She is a columnist with The Age, a social commentator, speaker, and author of ‘Things I Didn’t Expect (when I was expecting)’, co-author of ‘The Great Feminist Denial’ and editor of the anthology ‘Mothermorphosis‘, which I read (and loved) earlier this year.
It is the book I wished I read when I was pregnant, and I’m so thrilled that Monica agreed to answer some questions about the process of birthing Mothermorphosis.
We seem to live in age that is awash with writing about parenting, so did you feel a sense of trepidation when embarking on Mothermorphosis?
There is no one story about motherhood, just as there is no one way that we become mothers, so the more stories that are out there, the better!
My last book, Things I Didn’t Expect, was a humorous memoir about my pregnancy, and when it was published I was struck by the number of times I was asked whether the world really needed another book about motherhood. We’d never ask that question of a man, writing yet another book about war, or his own fabulous career. Yet here are these momentous life experiences, pregnancy and motherhood, which are often dismissed as unworthy subjects for serious writing.
Of course, what we don’t need are more sugar-coated, inauthentic tales about the experience, or stories that gloss over the reality of motherhood in all its different shades. And that’s one of the things that motivated me to put Mothermorphosis together; a desire to do justice to that variety, by publishing a collection of stories that was just as diverse and nuanced.
What do you want mothers to take away from this book?

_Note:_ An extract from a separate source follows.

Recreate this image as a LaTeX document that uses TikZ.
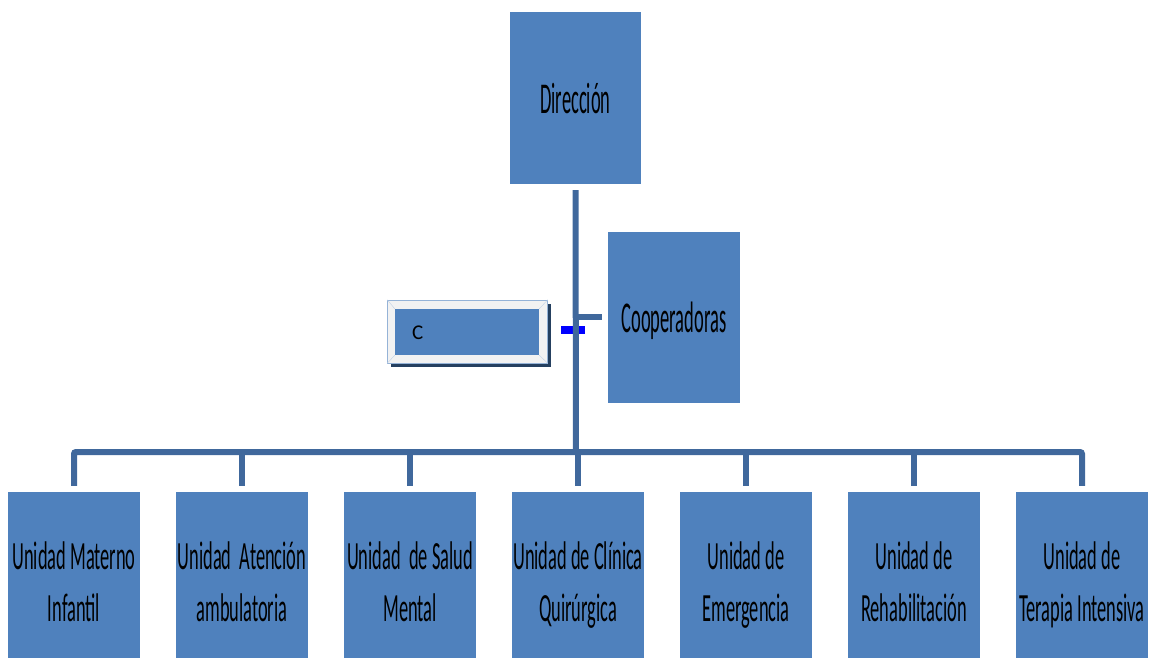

I’d like to think that most mothers reading this book would find something in there that they can relate to. Women often feel isolated when they become mothers, particularly when the experience is not exactly what they’d been led to expect. So there’s tremendous value in realizing that your experience is something that others have also shared.
I hope that the stories will remind people of the vast differences in the experience of becoming a mother, as well as the things that binds us all together.
Has motherhood changed you as a writer?
Most definitely. On a practical level, becoming a mother re-focused my attention on feminist issues to do with parenting and children.
But it also fundamentally changed the way that I am able to write. I’m not sure if I’m a better writer, but having children has completely changed the way that I am able to work, and the priorities that dominate my days. It has forced me to be more disciplined, and focus more on my craft.
What is the role of an editor in a collection like this?
I drew up a list of possible writers with Dina Kluska at MUP who commissioned the book. Dina and I had many conversations about what sort of collection we wanted, the types of stories we felt needed to be told and the women we felt would be able to deliver on that.
I wanted fine writers, obviously, women who could tell a good story, but also women who had something interesting to say. Contrary, or unexpected, or honest.
I worked with some writers more closely than others. After all the essays had come in, and I gave my feedback, I handed them over to the copy editor. Throughout this process I kept in mind how to order the chapters, how to keep the reader interested, focusing on tone and pace and style, breaking up the sad pieces with the funny ones, that sort of thing.
Now, this may feel like you are choosing a favourite child, but tell me, is there are particular essay that resonated with you?
That is a hard question! I love them all, but for different reasons. I was extremely grateful to women like Hilary Harper, Hannah Robert and George McEncroe for their generosity in sharing such painful stories. But all of the chapters made me think about motherhood from a different perspective. I was really thrilled with the quality of the writing, and the honesty in their story-telling. I’m also extremely grateful for one (nameless!) writer who wrote a superb piece after a writer had to pull out. I contacted them in a panic, begging them to write for me, and they came to the rescue.
Some of the profits from the book go to PANDA. How and why did that come about?
The whole point of the collection was to support mothers, so donating our fees to PANDA seemed like a logical way to do this. We’re hoping that this collection helps raise the profile of PANDA, which does such excellent and important work.
Do you think there is a role for a Fathermorphosis?
Most definitely. There are very different expectations placed on fathers today, and give that their role has changed so much, I believe that many men would be keen to read about the experiences of other fathers, in a form that moves beyond cliché.
Are you working on another book? Can you tell me about it?
I am, slowly…something to do with Jesus.